Fri. Mar 6th, 2026

Need to summon additional accused arise when a person who is not named in the FIR or named in the FIR but not shown as an accused in the Charge sheet or a person who has been discharged, if it appears from the evidence that such person has committed a crime for which he ought to be tried together with the accused who is facing trial then the need to summon additional accused arise. The evidence on record must show the involvement of a person in the commission of a crime and that the said person, who has not been arraigned as an accused, should face trial together with the accused already arraigned.
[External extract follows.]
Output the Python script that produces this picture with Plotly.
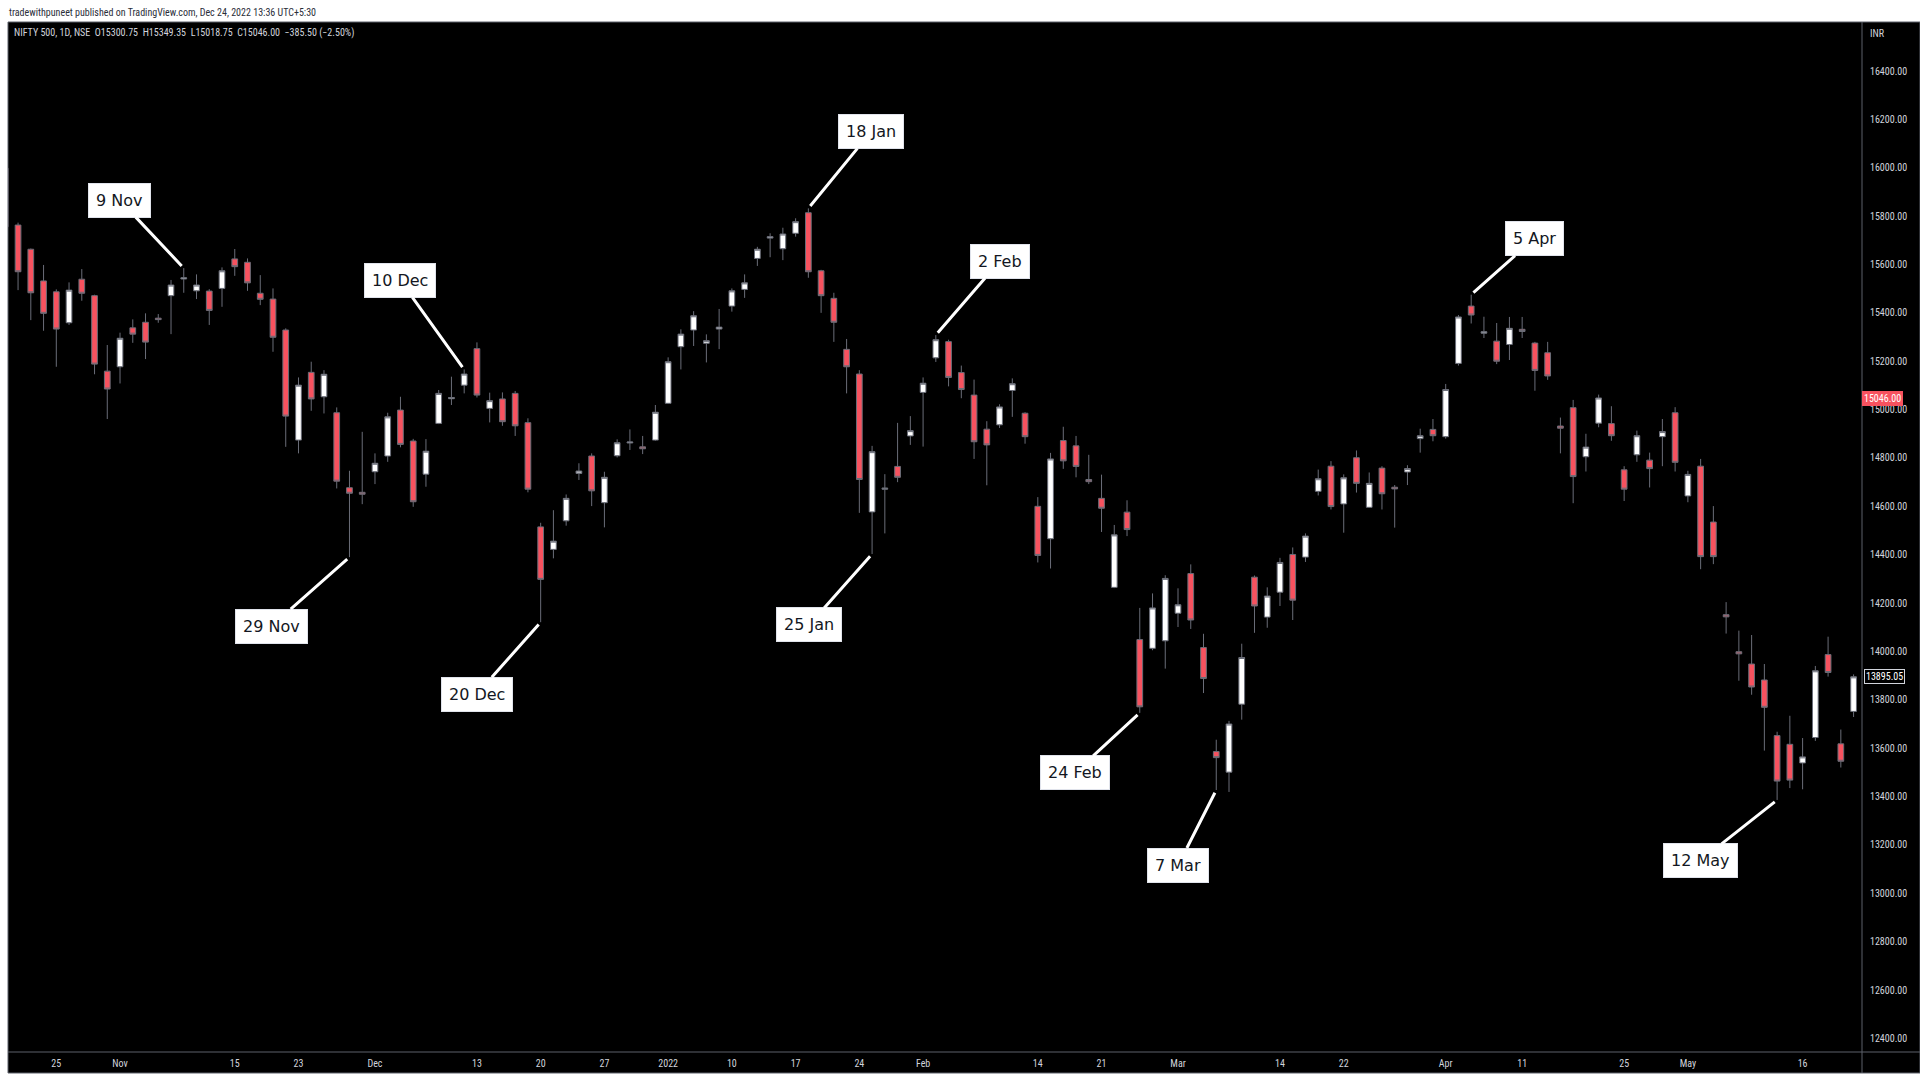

If a Court is holding a trial and if it intends to exercise its power which has been conferred by Section 319 CrPC, to summon additional accused, must not act mechanically merely on the ground that some evidence has come on record implicating the person sought to be summoned; its satisfaction preceding the order there under must be more than prima facie as formed at the stage of a charge being framed and short of satisfaction to an extent that the evidence, if unrebutted, would lead to conviction.

Fresh summoning of an accused will also result in delay of the trial. That’s why the degree of satisfaction for summoning the accused has to be different and original. So that no one suffer by delay in trial – whether they are informant or accused.

However, insofar as an accused that has been discharged is concerned, the requirement of Section 300 and 398 CrPC has to be complied with before he can be summoned afresh.